Matrix set determination

Question

Let $ H=\{ A\in M_2(\mathbb{R}) | A^2=A \},x \in \mathbb{R} $

a) Prove that if $M \in H$ and $\det(M) \neq 0$ then $\det(M)=1$.

I tried this using the Hamilton-Cayley relationship, but didn't really help. $ M^2- \operatorname{Tr}(M)M- \det(M)I_2=O_2 \Leftrightarrow M-\operatorname{Tr}(M)\cdot M-\det(M)I_2=O_2$

Also, supposing $\det(M)=1$ the equation is even harder to prove in my opinion, because it is
$M(1-\operatorname{Tr}(M))-I_2=O_2$.

b) Prove that the set $H$ is infinite.

I have no idea how to actually prove b.

Answer 1

a) Use $\det(AB)=\det A\cdot \det B$ for any two square matrices of the same size $A$ and $B$.

b) Try examples like $\pmatrix{1&r\\0&0}$.

Answer 2

The eigenvalues are in $\{0,1\}$.

Answer 3

I tried this using the Hamilton-Cayley relationship, but didn't really help.

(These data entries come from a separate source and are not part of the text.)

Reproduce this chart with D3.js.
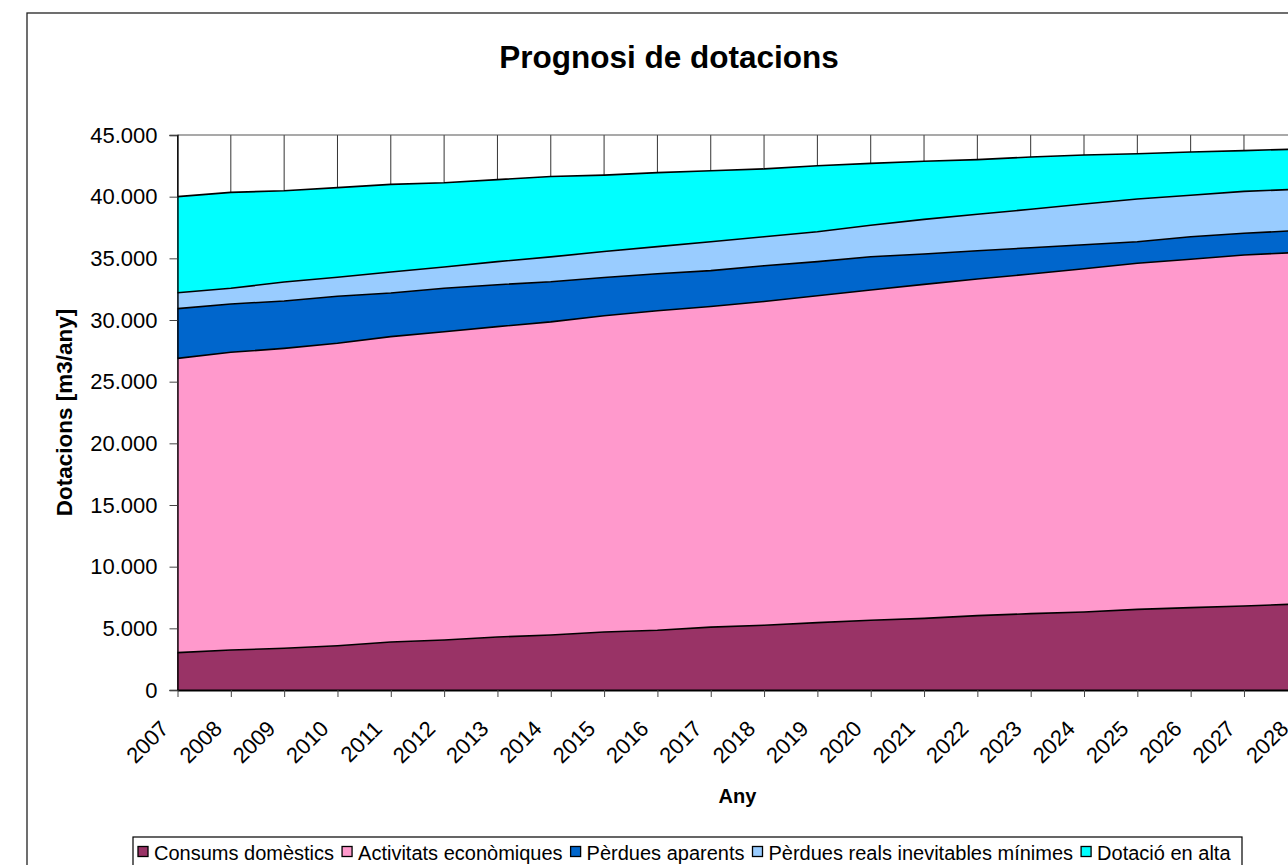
<!DOCTYPE html>
<html><head><meta charset="utf-8">
<script src="https://cdn.jsdelivr.net/npm/d3@7"></script>
<style>
body{margin:0;background:#fff;overflow:hidden}
text{font-family:"Liberation Sans",Arial,sans-serif;fill:#000}
</style>
</head><body>
<svg id="c" width="1288" height="865"></svg>
<script>
const years = [2007,2008,2009,2010,2011,2012,2013,2014,2015,2016,2017,2018,2019,2020,2021,2022,2023,2024,2025,2026,2027,2028];
const consumsDomestics      = [3030,3240,3380,3590,3890,4050,4300,4460,4700,4850,5100,5250,5460,5650,5810,6030,6190,6320,6540,6680,6810,6970];
const activitatsEconomiques = [23860,24140,24320,24520,24760,25000,25160,25390,25650,25900,26000,26250,26510,26780,27080,27290,27540,27840,28060,28240,28460,28510];
const perduesAparents       = [4030,3920,3840,3810,3540,3520,3400,3250,3100,3000,2900,2900,2760,2700,2460,2300,2130,1940,1750,1830,1760,1770];
const perduesReals          = [1290,1270,1540,1540,1700,1730,1870,2020,2100,2200,2350,2350,2430,2550,2810,2950,3120,3300,3460,3360,3400,3350];
const dotacioAlta           = [7790,7780,7400,7270,7110,6830,6650,6520,6200,6000,5750,5500,5350,5020,4710,4430,4240,3980,3670,3510,3300,3260];
const seriesNames  = ["Consums domèstics","Activitats econòmiques","Pèrdues aparents","Pèrdues reals inevitables mínimes","Dotació en alta"];
const seriesColors = ["#993366","#FF99CC","#0066CC","#99CCFF","#00FFFF"];
const yTicks = [0,5000,10000,15000,20000,25000,30000,35000,40000,45000];
const titleText = "Prognosi de dotacions";
const yTitle = "Dotacions [m3/any]";
const xTitle = "Any";

const seriesValues = [consumsDomestics, activitatsEconomiques, perduesAparents, perduesReals, dotacioAlta];
const table = years.map((yr,i)=>{ const o={year:yr}; seriesNames.forEach((n,k)=>o[n]=seriesValues[k][i]); return o; });
const stacked = d3.stack().keys(seriesNames)(table);

const svg = d3.select("#c");
const L = 177.5, R = 1297.3, T = 135, B = 690;
const x = d3.scaleLinear().domain([2007,2028]).range([L,R]);
const y = d3.scaleLinear().domain([0,45000]).range([B,T]);
const loc = d3.formatLocale({decimal:",",thousands:".",grouping:[3],currency:["","€"]});
const fmt = loc.format(",d");

// outer chart border
svg.append("rect").attr("x",27).attr("y",13).attr("width",1400).attr("height",1000)
  .attr("fill","#fff").attr("stroke","#222").attr("stroke-width",1.3);

// title
svg.append("text").attr("x",669).attr("y",68).attr("text-anchor","middle")
  .attr("font-size",31.5).attr("font-weight","bold").text(titleText);

// vertical gridlines
svg.append("g").selectAll("line").data(years).join("line")
  .attr("x1",d=>x(d)).attr("x2",d=>x(d)).attr("y1",y(45000)).attr("y2",y(0))
  .attr("stroke","#333").attr("stroke-width",1);
// top line
svg.append("line").attr("x1",L).attr("x2",R).attr("y1",y(45000)).attr("y2",y(45000))
  .attr("stroke","#555").attr("stroke-width",1.2);

// areas
const area = d3.area().x((d,i)=>x(years[i])).y0(d=>y(d[0])).y1(d=>y(d[1]));
const topLine = d3.line().x((d,i)=>x(years[i])).y(d=>y(d[1]));
svg.append("g").selectAll("path").data(stacked).join("path")
  .attr("d",area).attr("fill",(d,i)=>seriesColors[i]);
svg.append("g").selectAll("path").data(stacked).join("path")
  .attr("d",topLine).attr("fill","none").attr("stroke","#000").attr("stroke-width",1.6);

// y axis
const yAxis = d3.axisLeft(y).tickValues(yTicks).tickFormat(fmt).tickSize(8).tickPadding(12);
const gy = svg.append("g").attr("transform",`translate(${L},0)`).call(yAxis);
gy.select(".domain").attr("stroke","#000").attr("stroke-width",1.3);
gy.selectAll(".tick line").attr("stroke","#444");
gy.selectAll("text").attr("font-size",22).attr("font-family","Liberation Sans, Arial, sans-serif").attr("fill","#000");

// x axis
const xAxis = d3.axisBottom(x).tickValues(years).tickFormat(d=>String(d)).tickSize(7).tickSizeOuter(0);
const gx = svg.append("g").attr("transform",`translate(0,${B})`).call(xAxis);
gx.select(".domain").attr("stroke","#000").attr("stroke-width",2);
gx.selectAll(".tick line").attr("stroke","#444");
gx.selectAll("text").attr("font-size",22).attr("font-family","Liberation Sans, Arial, sans-serif").attr("fill","#000")
  .attr("text-anchor","end").attr("dy",null).attr("y",null)
  .attr("transform","translate(-8,40) rotate(-45)");

// axis titles
svg.append("text").attr("transform",`translate(72,${(T+B)/2}) rotate(-90)`).attr("text-anchor","middle")
  .attr("font-size",22.5).attr("font-weight","bold").text(yTitle);
svg.append("text").attr("x",(L+R)/2).attr("y",803).attr("text-anchor","middle")
  .attr("font-size",20).attr("font-weight","bold").text(xTitle);

// legend
const lg = svg.append("g");
lg.append("rect").attr("x",133).attr("y",837).attr("width",1109).attr("height",40)
  .attr("fill","#fff").attr("stroke","#000").attr("stroke-width",1.2);
let cx = 138;
seriesNames.forEach((n,i)=>{
  lg.append("rect").attr("x",cx).attr("y",846.5).attr("width",10).attr("height",10)
    .attr("fill",seriesColors[i]).attr("stroke","#000").attr("stroke-width",1.3);
  const t = lg.append("text").attr("x",cx+16).attr("y",860).attr("font-size",20).text(n);
  cx += 16 + t.node().getComputedTextLength() + 8;
});
</script>
</body></html>
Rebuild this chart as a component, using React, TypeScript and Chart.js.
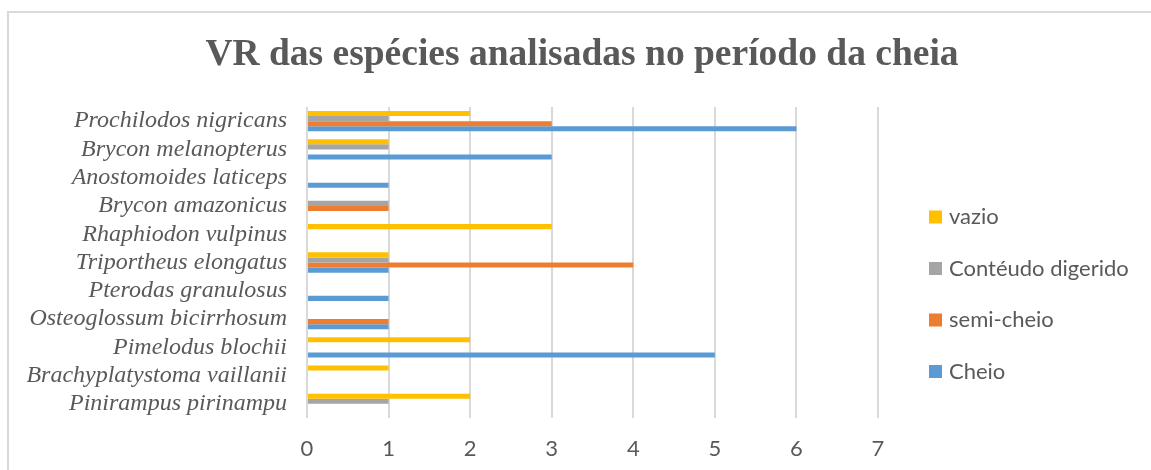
import React, { useEffect, useRef } from "react";
import { Chart, registerables } from "chart.js";

Chart.register(...registerables);

const chartTitle = "VR das espécies analisadas no período da cheia";

const categories = [
  "Prochilodos nigricans",
  "Brycon melanopterus",
  "Anostomoides laticeps",
  "Brycon amazonicus",
  "Rhaphiodon vulpinus",
  "Triportheus elongatus",
  "Pterodas granulosus",
  "Osteoglossum bicirrhosum",
  "Pimelodus blochii",
  "Brachyplatystoma vaillanii",
  "Pinirampus pirinampu",
];

const seriesNames = ["vazio", "Contéudo digerido", "semi-cheio", "Cheio"];
const seriesColors = ["#FFC000", "#A5A5A5", "#ED7D31", "#5B9BD5"];

const vazio = [2, 1, 0, 0, 3, 1, 0, 0, 2, 1, 2];
const digerido = [1, 1, 0, 1, 0, 1, 0, 0, 0, 0, 1];
const semiCheio = [3, 0, 0, 1, 0, 4, 0, 1, 0, 0, 0];
const cheio = [6, 3, 1, 0, 0, 1, 1, 1, 5, 0, 0];

const xTickValues = [0, 1, 2, 3, 4, 5, 6, 7];

const TEXT = "#595959";
const GRID = "#d9d9d9";
const SANS = "Lato, 'Liberation Sans', sans-serif";
const SERIF = "'Liberation Serif', 'Times New Roman', serif";

const sideLegend = {
  id: "sideLegend",
  afterDraw(chart: any) {
    const { ctx, chartArea } = chart;
    ctx.save();
    ctx.font = `22px ${SANS}`;
    ctx.textBaseline = "middle";
    ctx.textAlign = "left";
    chart.data.datasets.forEach((ds: any, i: number) => {
      const cy = chartArea.top + 110 + i * 51.5;
      const bx = chartArea.right + 51;
      ctx.fillStyle = ds.backgroundColor;
      ctx.fillRect(bx, cy - 6.5, 13, 13);
      ctx.fillStyle = TEXT;
      ctx.fillText(ds.label, bx + 20, cy);
    });
    ctx.restore();
  },
};

export default function App() {
  const canvasRef = useRef<HTMLCanvasElement | null>(null);

  useEffect(() => {
    if (!canvasRef.current) return;
    const values = [vazio, digerido, semiCheio, cheio];
    const chart = new Chart(canvasRef.current, {
      type: "bar",
      data: {
        labels: categories,
        datasets: seriesNames.map((name, i) => ({
          label: name,
          data: values[i],
          backgroundColor: seriesColors[i],
          borderWidth: 0,
          categoryPercentage: 0.72,
          barPercentage: 1.0,
        })),
      },
      options: {
        indexAxis: "y",
        responsive: false,
        animation: false,
        layout: { padding: { left: 13, right: 0, top: 0, bottom: 0 } },
        plugins: {
          legend: { display: false },
          tooltip: { enabled: false },
          title: {
            display: true,
            text: chartTitle,
            color: TEXT,
            font: { family: SERIF, size: 37.5, weight: "bold" },
            padding: { top: 33, bottom: 29 },
          },
        },
        scales: {
          x: {
            type: "linear",
            min: 0,
            max: 7,
            afterBuildTicks: (s: any) => {
              s.ticks = xTickValues.map((v) => ({ value: v }));
            },
            ticks: {
              color: TEXT,
              font: { family: SANS, size: 22 },
              padding: 18,
            },
            grid: { color: GRID, lineWidth: 2, drawTicks: false },
            border: { display: false },
            afterFit: (s: any) => {
              s.height = 52;
            },
          },
          y: {
            type: "category",
            ticks: {
              color: TEXT,
              font: { family: SERIF, size: 24, style: "italic" },
              padding: 20,
              autoSkip: false,
            },
            grid: { display: false, drawTicks: false },
            border: { display: false },
            afterFit: (s: any) => {
              s.width = 294;
            },
          },
          spacer: {
            type: "category",
            position: "right",
            ticks: { display: false },
            grid: { display: false, drawTicks: false },
            border: { display: false },
            afterFit: (s: any) => {
              s.width = 273;
            },
          },
        },
      },
      plugins: [sideLegend],
    } as any);
    return () => chart.destroy();
  }, []);

  return (
    <div
      style={{
        position: "fixed",
        left: 0,
        top: 0,
        width: 1151,
        height: 470,
        overflow: "hidden",
        background: "#ffffff",
      }}
    >
      <canvas
        ref={canvasRef}
        width={1151}
        height={470}
        style={{ position: "absolute", left: 0, top: 0, width: 1151, height: 470 }}
      />
      <div
        style={{
          position: "absolute",
          left: 7,
          top: 11,
          width: 1300,
          height: 600,
          border: `2px solid ${GRID}`,
          boxSizing: "border-box",
          pointerEvents: "none",
        }}
      />
    </div>
  );
}
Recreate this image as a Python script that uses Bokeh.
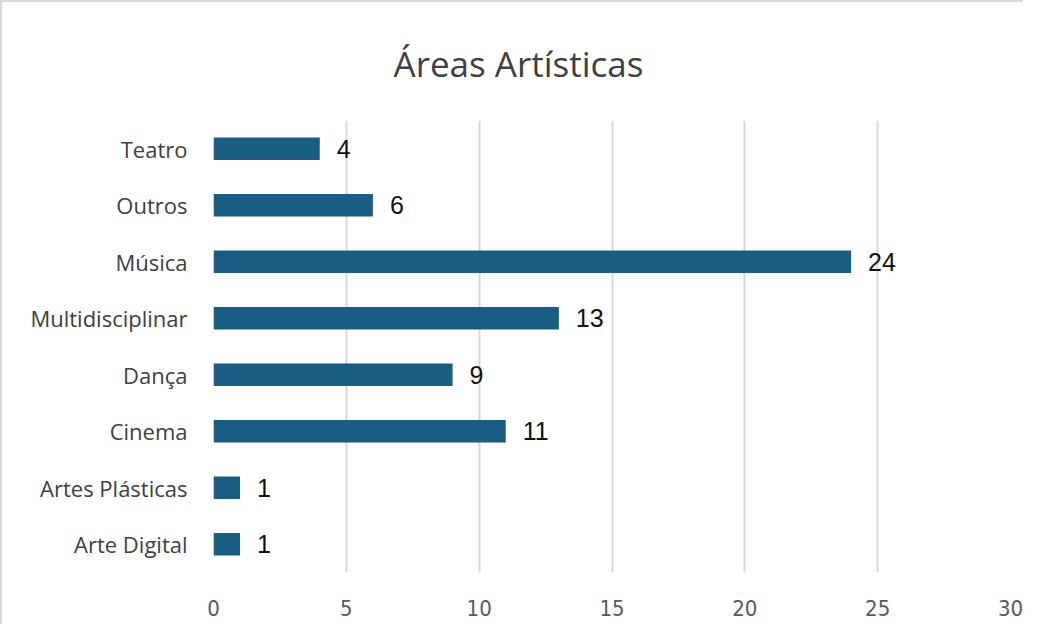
from bokeh.plotting import figure
from bokeh.models import ColumnDataSource, FactorRange, Range1d, FixedTicker, LabelSet, Title
from bokeh.core.properties import value
from bokeh.embed import file_html
from bokeh.resources import INLINE

categories = ["Arte Digital", "Artes Plásticas", "Cinema", "Dança",
              "Multidisciplinar", "Música", "Outros", "Teatro"]
counts = [1, 1, 11, 9, 13, 24, 6, 4]
x_ticks = [0, 5, 10, 15, 20, 25, 30]

src = ColumnDataSource(dict(cat=categories, val=counts, lab=[str(v) for v in counts]))

p = figure(width=1023, height=624, output_backend="svg", toolbar_location=None,
           y_range=FactorRange(factors=categories), x_range=Range1d(0, 30),
           min_border_left=211, min_border_right=15, min_border_top=118,
           min_border_bottom=54)
p.styles = {"border-top": "2px solid #d9d9d9", "border-left": "2px solid #d9d9d9"}

p.hbar(y="cat", right="val", left=0, height=0.4, source=src,
       fill_color="#1a5d82", line_color=None)

labels = LabelSet(x="val", y="cat", text="lab", source=src, x_offset=17,
                  text_align="left", text_baseline="middle",
                  text_font=value("Liberation Sans"), text_font_size=value("25px"),
                  text_color="#111111")
p.add_layout(labels)

t = Title(text="Áreas Artísticas", align="left", offset=180, standoff=68,
          text_font="Open Sans", text_font_size="35px", text_font_style="normal",
          text_color="#404040")
p.add_layout(t, "above")

p.outline_line_color = None
p.background_fill_color = "white"
p.border_fill_color = "white"

p.xgrid.ticker = FixedTicker(ticks=x_ticks)
p.xgrid.grid_line_color = "#d9d9d9"
p.xgrid.grid_line_width = 2
p.ygrid.grid_line_color = None

p.xaxis.ticker = FixedTicker(ticks=x_ticks)
p.xaxis.axis_line_color = None
p.xaxis.major_tick_line_color = None
p.xaxis.minor_tick_line_color = None
p.xaxis.major_label_standoff = 21
p.xaxis.major_label_text_font = "DejaVu Sans Condensed"
p.xaxis.major_label_text_font_size = "22px"
p.xaxis.major_label_text_color = "#595959"

p.yaxis.axis_line_color = None
p.yaxis.major_tick_line_color = None
p.yaxis.minor_tick_line_color = None
p.yaxis.major_label_standoff = 20
p.yaxis.major_label_text_font = "Open Sans"
p.yaxis.major_label_text_font_size = "22px"
p.yaxis.major_label_text_color = "#404040"

open("out.html", "w").write(file_html(p, INLINE))
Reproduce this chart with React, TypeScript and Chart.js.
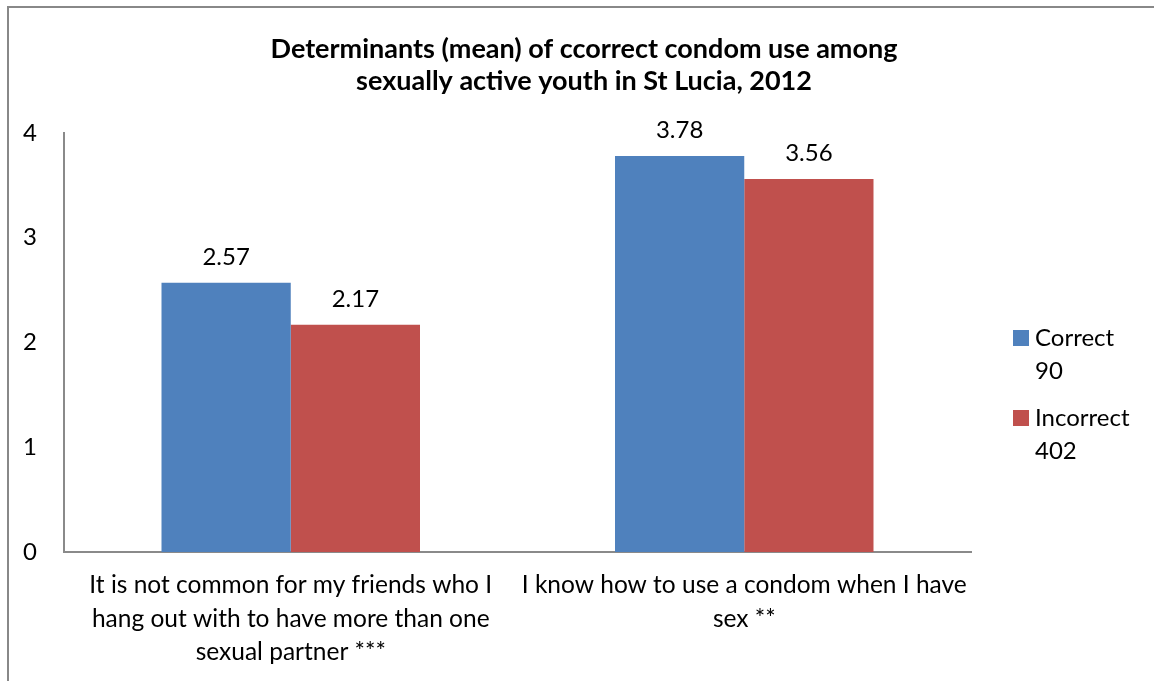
import { useEffect, useRef } from "react";
import { Chart, registerables } from "chart.js";

Chart.register(...registerables);

// Chart content
const titleLines = [
  "Determinants (mean) of ccorrect condom use among",
  "sexually active youth in St Lucia, 2012",
];
const categories = [
  ["It is not common for my friends who I", "hang out with to have more than one", "sexual partner ***"],
  ["I know how to use a condom when I have", "sex **"],
];
const seriesLabels = [
  ["Correct", "90"],
  ["Incorrect", "402"],
];
const correctMeans = [2.57, 3.78];
const incorrectMeans = [2.17, 3.56];
const seriesColors = ["#4F81BD", "#C0504D"];
const yMin = 0;
const yMax = 4;
const yStep = 1;

const FONT = "Lato, 'Open Sans', sans-serif";

const framePlugin = {
  id: "frame",
  beforeDraw(chart: any) {
    const { ctx } = chart;
    ctx.save();
    ctx.fillStyle = "#ffffff";
    ctx.fillRect(0, 0, chart.width, chart.height);
    ctx.strokeStyle = "#888888";
    ctx.lineWidth = 2;
    ctx.beginPath();
    ctx.moveTo(8, chart.height + 2);
    ctx.lineTo(8, 7);
    ctx.lineTo(chart.width + 2, 7);
    ctx.stroke();
    ctx.restore();
  },
};

const titlePlugin = {
  id: "twoLineTitle",
  afterDraw(chart: any) {
    const { ctx } = chart;
    ctx.save();
    ctx.font = `bold 27px ${FONT}`;
    ctx.fillStyle = "#000000";
    ctx.textAlign = "center";
    ctx.textBaseline = "alphabetic";
    titleLines.forEach((line, i) => {
      ctx.fillText(line, 584, 58 + i * 32);
    });
    ctx.restore();
  },
};

const valueLabelPlugin = {
  id: "valueLabels",
  afterDatasetsDraw(chart: any) {
    const { ctx } = chart;
    ctx.save();
    ctx.font = `24px ${FONT}`;
    ctx.fillStyle = "#000000";
    ctx.textAlign = "center";
    ctx.textBaseline = "alphabetic";
    chart.data.datasets.forEach((ds: any, di: number) => {
      const meta = chart.getDatasetMeta(di);
      meta.data.forEach((bar: any, i: number) => {
        ctx.fillText(ds.data[i].toFixed(2), bar.x, bar.y - 18);
      });
    });
    ctx.restore();
  },
};

const sideLegendPlugin = {
  id: "sideLegend",
  afterDraw(chart: any) {
    const { ctx } = chart;
    ctx.save();
    ctx.font = `24px ${FONT}`;
    ctx.fillStyle = "#000000";
    ctx.textAlign = "left";
    ctx.textBaseline = "middle";
    chart.data.datasets.forEach((ds: any, di: number) => {
      const top = 330 + di * 80;
      ctx.fillStyle = ds.backgroundColor;
      ctx.fillRect(1013, top, 16, 16);
      ctx.fillStyle = "#000000";
      seriesLabels[di].forEach((line, li) => {
        ctx.fillText(line, 1035, top + 8 + li * 33);
      });
    });
    ctx.restore();
  },
};

export default function App() {
  const canvasRef = useRef<HTMLCanvasElement>(null);

  useEffect(() => {
    if (!canvasRef.current) return;
    const chart = new Chart(canvasRef.current, {
      type: "bar",
      data: {
        labels: categories,
        datasets: [
          {
            label: seriesLabels[0].join(" "),
            data: correctMeans,
            backgroundColor: seriesColors[0],
            categoryPercentage: 0.57,
            barPercentage: 1.0,
          },
          {
            label: seriesLabels[1].join(" "),
            data: incorrectMeans,
            backgroundColor: seriesColors[1],
            categoryPercentage: 0.57,
            barPercentage: 1.0,
          },
        ],
      },
      options: {
        animation: false,
        responsive: false,
        maintainAspectRatio: false,
        layout: {
          autoPadding: false,
          padding: { top: 133, right: 183, bottom: 0, left: 0 },
        },
        plugins: {
          legend: { display: false },
          title: { display: false },
          tooltip: { enabled: false },
        },
        scales: {
          x: {
            grid: { display: false, drawTicks: false },
            border: { display: true, color: "#8a8a8a", width: 2 },
            ticks: {
              color: "#000000",
              font: { family: FONT, size: 24.5, lineHeight: 1.35 },
              padding: 17,
              maxRotation: 0,
              autoSkip: false,
            },
            afterFit(scale: any) {
              scale.height = 129;
            },
          },
          y: {
            min: yMin,
            max: yMax,
            grid: { display: false, drawTicks: false },
            border: { display: true, color: "#8a8a8a", width: 2 },
            ticks: {
              stepSize: yStep,
              color: "#000000",
              font: { family: FONT, size: 24 },
              padding: 27,
            },
            afterFit(scale: any) {
              scale.width = 64;
            },
          },
        },
      },
      plugins: [framePlugin, titlePlugin, valueLabelPlugin, sideLegendPlugin],
    });
    return () => chart.destroy();
  }, []);

  return (
    <div style={{ position: "absolute", left: 0, top: 0, width: 1154, height: 681 }}>
      <canvas ref={canvasRef} width={1154} height={681} style={{ display: "block" }} />
    </div>
  );
}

For the record, althouth this exerice can be done without using Cayley-Hamilton theorem, the theorem does help. First, we have \begin{equation} M^2- \operatorname{tr}(M)M + \det(M)I_2 = 0.\tag{1} \end{equation} As $M^2=M$, if $\det M\not=0$, then $(1)$ gives $\frac{\operatorname{tr}(M)-1}{\det M}\,M = I_2$. Since the RHS is nonzero, the LHS must be nonzero, too. Therefore $M=kI_2$ for some $k\not=0$. But then $M^2=M$ implies that $k^2=k$. Therefore $k=1$, i.e. $M=I_2$. So $\det M=1$.